All of the lines below are to be printed again exactly; images are excluded from the output.

GIVEN DATA:

········

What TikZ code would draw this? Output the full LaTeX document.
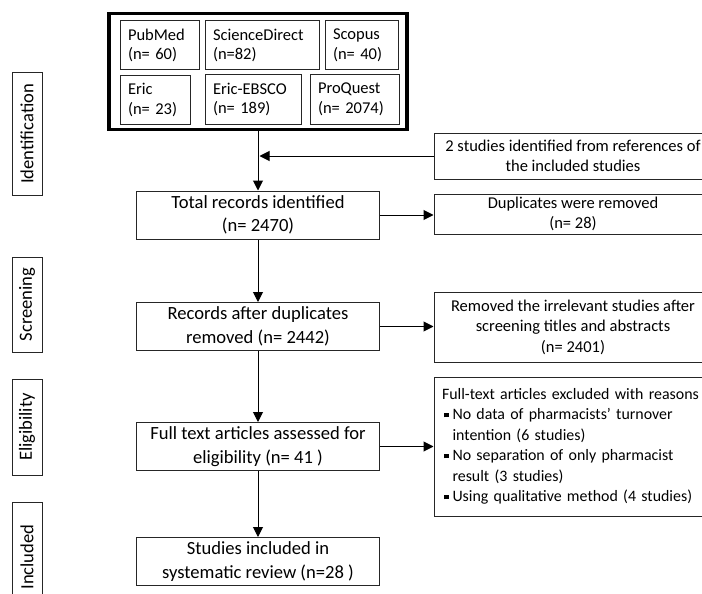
\documentclass[tikz,border=0pt]{standalone}
\usepackage{fontspec}
\setmainfont{Carlito}
\usetikzlibrary{arrows.meta}
\newcommand\bsq{\raisebox{2.5pt}{\rule{4.5pt}{4.5pt}}\hspace{4pt}}
\begin{document}
\begin{tikzpicture}[x=1pt,y=-1pt,
 box/.style={draw=black!85, line width=1pt, inner sep=0pt, align=center},
 dbbox/.style={draw=black!85, line width=1pt, inner xsep=8pt, inner ysep=0pt, align=left, minimum height=49pt, font=\fontsize{16.5}{19.5}\selectfont},
 mainbox/.style={box, minimum width=243pt, minimum height=48pt, font=\fontsize{18.6}{23.5}\selectfont},
 sidebox/.style={box, rotate=90, minimum height=30pt, font=\fontsize{18.6}{22}\selectfont},
 rbox/.style={box, minimum width=278pt, font=\fontsize{16.5}{20.5}\selectfont},
 arr/.style={draw=black, line width=1pt, -{Triangle[width=10pt,length=10pt]}}]
\clip (0,0) rectangle (702,594);
\fill[white] (0,0) rectangle (702,594);

% database group
\node[draw=black, line width=3.5pt, minimum width=298pt, minimum height=116pt, inner sep=0pt] (db) at (258,71.5) {};
\node[dbbox, text width=63pt] (pubmed) at (159.5,45.5) {PubMed\\(n= 60)};
\node[dbbox, text width=98pt] (sd) at (262,45.5) {ScienceDirect\\(n=82)};
\node[dbbox, text width=57pt] (scopus) at (361.5,45.5) {Scopus\\(n= 40)};
\node[dbbox, text width=54pt] (eric) at (155,100) {Eric\\(n= 23)};
\node[dbbox, text width=80pt] (ebsco) at (253,99.5) {Eric-EBSCO\\(n= 189)};
\node[dbbox, text width=73pt] (proquest) at (354.5,99.5) {ProQuest\\(n= 2074)};

% main column
\node[mainbox] (total) at (258,215) {Total records identified\\(n= 2470)};
\node[mainbox] (records) at (258,326.5) {Records after duplicates\\removed (n= 2442)};
\node[mainbox] (full) at (258,446.5) {Full text articles assessed for\\eligibility (n= 41 )};
\node[mainbox] (incl) at (258,561.5) {Studies included in\\systematic review (n=28 )};

% right column
\node[rbox, minimum height=46pt] (stud) at (573,156) {2 studies identified from references of\\the included studies};
\node[rbox, minimum height=40pt] (dup) at (573,214) {Duplicates were removed\\(n= 28)};
\node[rbox, minimum height=70pt] (irr) at (573,327) {Removed the irrelevant studies after\\screening titles and abstracts\\(n= 2401)};
\node[rbox, minimum height=139pt, text width=262pt, inner xsep=8pt, align=left, font=\fontsize{15.9}{20.5}\selectfont] (excl) at (573,446.5) {\mbox{Full-text articles excluded with reasons}\\
\mbox{\hspace*{2pt}\bsq No data of pharmacists’ turnover}\\
\mbox{\hspace*{10.5pt}intention (6 studies)}\\
\mbox{\hspace*{2pt}\bsq No separation of only pharmacist}\\
\mbox{\hspace*{10.5pt}result (3 studies)}\\
\mbox{\hspace*{2pt}\bsq Using qualitative method (4 studies)}};

% side labels
\node[sidebox, minimum width=122pt] (sidid) at (27,134) {Identification};
\node[sidebox, minimum width=95pt] (sidscr) at (27,304.5) {Screening};
\node[sidebox, minimum width=96pt] (sidel) at (27,427) {Eligibility};
\node[sidebox, minimum width=110pt] (sidinc) at (27,557) {Included};

% connectors
\draw[arr] (db.south) -- (total.north);
\draw[arr, shorten >=1.5pt] (stud.west) -- (stud.west -| total.north);
\draw[arr] (total.east) -- (dup.west |- total.east);
\draw[arr] (total.south) -- (records.north);
\draw[arr] (records.east) -- (irr.west |- records.east);
\draw[arr] (records.south) -- (full.north);
\draw[arr] (full.east) -- (excl.west |- full.east);
\draw[arr] (full.south) -- (incl.north);
\end{tikzpicture}
\end{document}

········

ANSWER FOR THE TASK:
What TikZ code would draw this? Output the full LaTeX document.
\documentclass[tikz,border=0pt]{standalone}
\usepackage{fontspec}
\setmainfont{Carlito}
\usetikzlibrary{arrows.meta}
\newcommand\bsq{\raisebox{2.5pt}{\rule{4.5pt}{4.5pt}}\hspace{4pt}}
\begin{document}
\begin{tikzpicture}[x=1pt,y=-1pt,
 box/.style={draw=black!85, line width=1pt, inner sep=0pt, align=center},
 dbbox/.style={draw=black!85, line width=1pt, inner xsep=8pt, inner ysep=0pt, align=left, minimum height=49pt, font=\fontsize{16.5}{19.5}\selectfont},
 mainbox/.style={box, minimum width=243pt, minimum height=48pt, font=\fontsize{18.6}{23.5}\selectfont},
 sidebox/.style={box, rotate=90, minimum height=30pt, font=\fontsize{18.6}{22}\selectfont},
 rbox/.style={box, minimum width=278pt, font=\fontsize{16.5}{20.5}\selectfont},
 arr/.style={draw=black, line width=1pt, -{Triangle[width=10pt,length=10pt]}}]
\clip (0,0) rectangle (702,594);
\fill[white] (0,0) rectangle (702,594);

% database group
\node[draw=black, line width=3.5pt, minimum width=298pt, minimum height=116pt, inner sep=0pt] (db) at (258,71.5) {};
\node[dbbox, text width=63pt] (pubmed) at (159.5,45.5) {PubMed\\(n= 60)};
\node[dbbox, text width=98pt] (sd) at (262,45.5) {ScienceDirect\\(n=82)};
\node[dbbox, text width=57pt] (scopus) at (361.5,45.5) {Scopus\\(n= 40)};
\node[dbbox, text width=54pt] (eric) at (155,100) {Eric\\(n= 23)};
\node[dbbox, text width=80pt] (ebsco) at (253,99.5) {Eric-EBSCO\\(n= 189)};
\node[dbbox, text width=73pt] (proquest) at (354.5,99.5) {ProQuest\\(n= 2074)};

% main column
\node[mainbox] (total) at (258,215) {Total records identified\\(n= 2470)};
\node[mainbox] (records) at (258,326.5) {Records after duplicates\\removed (n= 2442)};
\node[mainbox] (full) at (258,446.5) {Full text articles assessed for\\eligibility (n= 41 )};
\node[mainbox] (incl) at (258,561.5) {Studies included in\\systematic review (n=28 )};

% right column
\node[rbox, minimum height=46pt] (stud) at (573,156) {2 studies identified from references of\\the included studies};
\node[rbox, minimum height=40pt] (dup) at (573,214) {Duplicates were removed\\(n= 28)};
\node[rbox, minimum height=70pt] (irr) at (573,327) {Removed the irrelevant studies after\\screening titles and abstracts\\(n= 2401)};
\node[rbox, minimum height=139pt, text width=262pt, inner xsep=8pt, align=left, font=\fontsize{15.9}{20.5}\selectfont] (excl) at (573,446.5) {\mbox{Full-text articles excluded with reasons}\\
\mbox{\hspace*{2pt}\bsq No data of pharmacists’ turnover}\\
\mbox{\hspace*{10.5pt}intention (6 studies)}\\
\mbox{\hspace*{2pt}\bsq No separation of only pharmacist}\\
\mbox{\hspace*{10.5pt}result (3 studies)}\\
\mbox{\hspace*{2pt}\bsq Using qualitative method (4 studies)}};

% side labels
\node[sidebox, minimum width=122pt] (sidid) at (27,134) {Identification};
\node[sidebox, minimum width=95pt] (sidscr) at (27,304.5) {Screening};
\node[sidebox, minimum width=96pt] (sidel) at (27,427) {Eligibility};
\node[sidebox, minimum width=110pt] (sidinc) at (27,557) {Included};

% connectors
\draw[arr] (db.south) -- (total.north);
\draw[arr, shorten >=1.5pt] (stud.west) -- (stud.west -| total.north);
\draw[arr] (total.east) -- (dup.west |- total.east);
\draw[arr] (total.south) -- (records.north);
\draw[arr] (records.east) -- (irr.west |- records.east);
\draw[arr] (records.south) -- (full.north);
\draw[arr] (full.east) -- (excl.west |- full.east);
\draw[arr] (full.south) -- (incl.north);
\end{tikzpicture}
\end{document}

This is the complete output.